Ghorab further stated, “Bakery owners cannot be accused of being behind the crisis. We cannot simply allege it was designed by them. If the situation hadn't been addressed immediately, it would have worsened. Therefore, any decision related to subsidized bread should be thoroughly studied, along with its potential consequences on citizens."

Amr el-Gohary, undersecretary of parliament’s Economic Affairs Committee, confirmed that the large purchase of wheat earlier this month had been aimed at building reserves to head off more protests, especially with Ramadan approaching. “Bread tops most people's list of necessary commodities,” he noted. “Therefore, the proactive import of such quantities is extremely positive.”

According to Gohary, the recent protests are a “very dangerous indicator.” Fortunately, he said, the problem was tackled quickly. Now, parliament can summon Moselhy to discuss what steps are needed to address the situation and the supply system as a whole.

Ibraheem al-Ghitani, an independent economic analyst and researcher, observed that the recent protests reminded people of the 1977 bread riots, when the government lifted subsidies to obtain loans from international financial institutions and some 80 people died in the ensuing unrest. He also told Al-Monitor that the rising cost of wheat undoubtedly had an influence on the decision to buy so much wheat earlier this month.
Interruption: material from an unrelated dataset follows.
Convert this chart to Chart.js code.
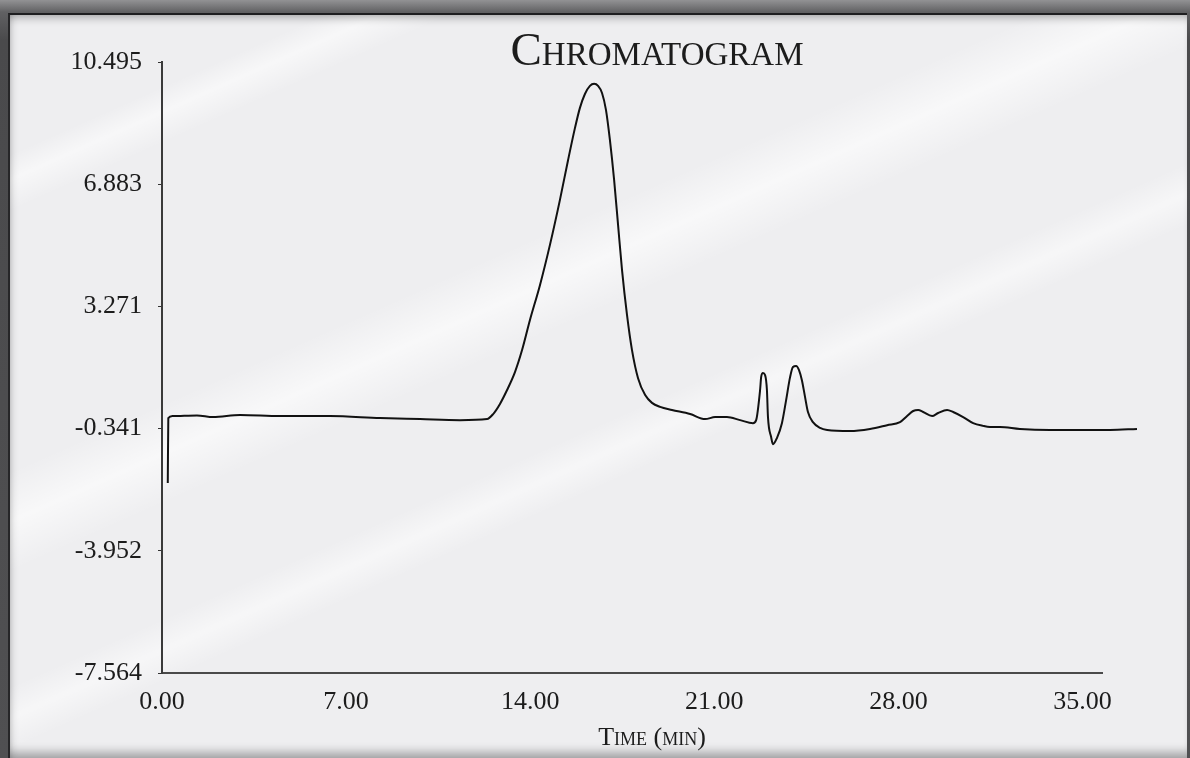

“The increase in the global price per ton of wheat in the next few months is one of the major reasons behind resorting to importing about 1 million tons in only two weeks,” Ghitani asserted. “The global price increased from $160 per ton in January to $166 in February. It is expected to continue increasing until mid-2017. This is according to the Chamber of Food Industries report issued in early March.” The report he cited projects a price of $170 per ton by May.